▸ **PROVIDED INFORMATION**
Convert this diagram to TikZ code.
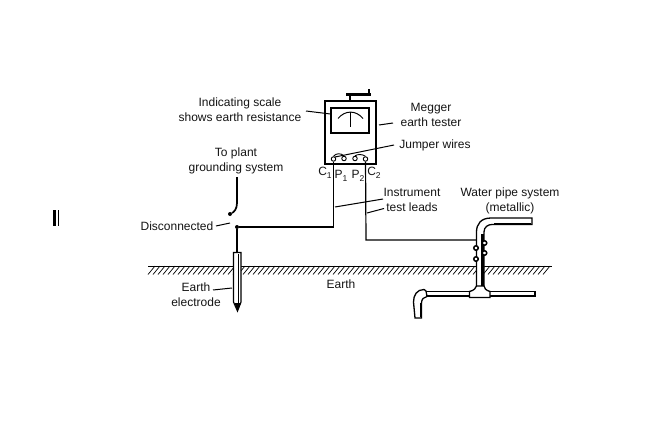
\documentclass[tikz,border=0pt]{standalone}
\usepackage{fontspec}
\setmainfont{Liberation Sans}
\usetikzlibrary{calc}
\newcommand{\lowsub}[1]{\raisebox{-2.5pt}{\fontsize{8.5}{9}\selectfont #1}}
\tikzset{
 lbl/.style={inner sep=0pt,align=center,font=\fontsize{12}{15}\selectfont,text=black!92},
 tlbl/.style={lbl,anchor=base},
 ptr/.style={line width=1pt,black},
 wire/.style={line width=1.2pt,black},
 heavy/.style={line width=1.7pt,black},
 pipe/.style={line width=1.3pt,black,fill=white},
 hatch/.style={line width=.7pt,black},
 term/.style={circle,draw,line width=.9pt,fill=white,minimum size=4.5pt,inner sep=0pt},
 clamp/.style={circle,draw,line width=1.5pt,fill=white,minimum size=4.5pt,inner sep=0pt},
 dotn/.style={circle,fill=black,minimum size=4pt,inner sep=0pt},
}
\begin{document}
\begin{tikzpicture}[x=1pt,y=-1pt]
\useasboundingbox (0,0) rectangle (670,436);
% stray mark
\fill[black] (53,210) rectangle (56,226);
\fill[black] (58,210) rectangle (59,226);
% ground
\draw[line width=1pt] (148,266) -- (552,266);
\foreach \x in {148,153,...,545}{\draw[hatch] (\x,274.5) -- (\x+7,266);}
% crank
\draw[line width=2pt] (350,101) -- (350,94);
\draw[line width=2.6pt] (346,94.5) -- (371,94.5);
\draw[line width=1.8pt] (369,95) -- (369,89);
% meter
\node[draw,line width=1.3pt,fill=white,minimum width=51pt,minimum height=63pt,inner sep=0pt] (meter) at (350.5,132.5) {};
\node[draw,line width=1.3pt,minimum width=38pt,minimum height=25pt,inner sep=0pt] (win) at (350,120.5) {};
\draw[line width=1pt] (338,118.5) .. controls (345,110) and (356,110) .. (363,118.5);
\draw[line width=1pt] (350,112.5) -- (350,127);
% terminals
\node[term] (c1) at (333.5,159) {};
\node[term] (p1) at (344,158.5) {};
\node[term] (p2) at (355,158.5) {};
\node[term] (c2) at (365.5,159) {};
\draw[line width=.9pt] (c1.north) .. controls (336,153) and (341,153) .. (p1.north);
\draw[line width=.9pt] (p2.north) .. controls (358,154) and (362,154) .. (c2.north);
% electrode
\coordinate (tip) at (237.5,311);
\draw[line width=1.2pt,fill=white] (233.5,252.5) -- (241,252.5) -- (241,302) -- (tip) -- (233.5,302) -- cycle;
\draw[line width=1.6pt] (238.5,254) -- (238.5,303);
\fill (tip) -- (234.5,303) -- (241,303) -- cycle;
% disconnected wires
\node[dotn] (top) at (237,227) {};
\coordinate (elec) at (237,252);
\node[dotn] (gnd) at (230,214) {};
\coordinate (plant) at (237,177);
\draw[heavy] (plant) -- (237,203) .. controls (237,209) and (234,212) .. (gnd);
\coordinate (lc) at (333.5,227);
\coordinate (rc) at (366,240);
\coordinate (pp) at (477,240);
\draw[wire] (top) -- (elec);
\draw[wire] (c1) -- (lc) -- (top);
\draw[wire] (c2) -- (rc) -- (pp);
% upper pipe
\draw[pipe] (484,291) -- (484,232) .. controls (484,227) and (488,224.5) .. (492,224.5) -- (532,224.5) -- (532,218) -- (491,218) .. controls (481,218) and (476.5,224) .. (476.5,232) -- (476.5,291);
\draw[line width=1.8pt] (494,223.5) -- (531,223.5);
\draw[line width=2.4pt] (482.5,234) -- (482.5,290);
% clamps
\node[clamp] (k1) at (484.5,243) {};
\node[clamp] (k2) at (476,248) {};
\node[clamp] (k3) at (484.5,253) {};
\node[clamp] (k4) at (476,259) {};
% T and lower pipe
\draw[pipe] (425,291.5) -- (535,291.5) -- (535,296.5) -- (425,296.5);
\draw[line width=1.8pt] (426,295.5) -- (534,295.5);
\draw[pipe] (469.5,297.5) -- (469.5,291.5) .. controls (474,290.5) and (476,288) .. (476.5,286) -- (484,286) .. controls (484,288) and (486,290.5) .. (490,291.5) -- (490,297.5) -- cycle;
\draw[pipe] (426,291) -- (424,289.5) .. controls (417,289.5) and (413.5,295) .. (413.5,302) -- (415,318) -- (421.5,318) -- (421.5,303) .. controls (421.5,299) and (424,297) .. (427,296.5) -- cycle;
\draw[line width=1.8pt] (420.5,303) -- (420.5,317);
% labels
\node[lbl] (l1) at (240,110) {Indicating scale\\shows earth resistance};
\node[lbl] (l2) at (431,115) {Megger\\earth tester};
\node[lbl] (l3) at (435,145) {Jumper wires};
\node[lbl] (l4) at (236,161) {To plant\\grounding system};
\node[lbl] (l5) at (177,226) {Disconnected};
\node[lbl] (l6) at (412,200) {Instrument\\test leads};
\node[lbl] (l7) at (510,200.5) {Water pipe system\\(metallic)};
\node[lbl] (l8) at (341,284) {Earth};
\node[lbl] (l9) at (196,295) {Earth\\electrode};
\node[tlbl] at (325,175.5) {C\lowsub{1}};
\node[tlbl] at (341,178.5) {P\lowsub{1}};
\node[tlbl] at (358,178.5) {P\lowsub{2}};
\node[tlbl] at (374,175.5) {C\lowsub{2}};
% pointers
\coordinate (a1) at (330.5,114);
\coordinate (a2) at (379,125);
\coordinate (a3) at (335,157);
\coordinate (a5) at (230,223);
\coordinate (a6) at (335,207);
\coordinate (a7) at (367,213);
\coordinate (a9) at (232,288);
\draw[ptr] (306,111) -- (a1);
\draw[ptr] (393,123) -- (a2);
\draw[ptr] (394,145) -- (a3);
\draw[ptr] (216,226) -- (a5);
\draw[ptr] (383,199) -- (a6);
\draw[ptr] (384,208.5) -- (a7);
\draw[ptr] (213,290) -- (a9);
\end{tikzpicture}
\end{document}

--

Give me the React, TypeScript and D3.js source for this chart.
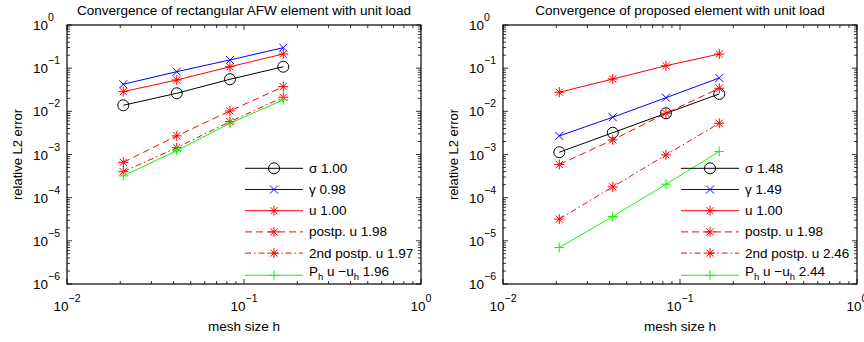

▸ **GOAL**
How many lines in the listing above contain the string "this"? Answer with the number only.

▸ **WORKED SOLUTION**
2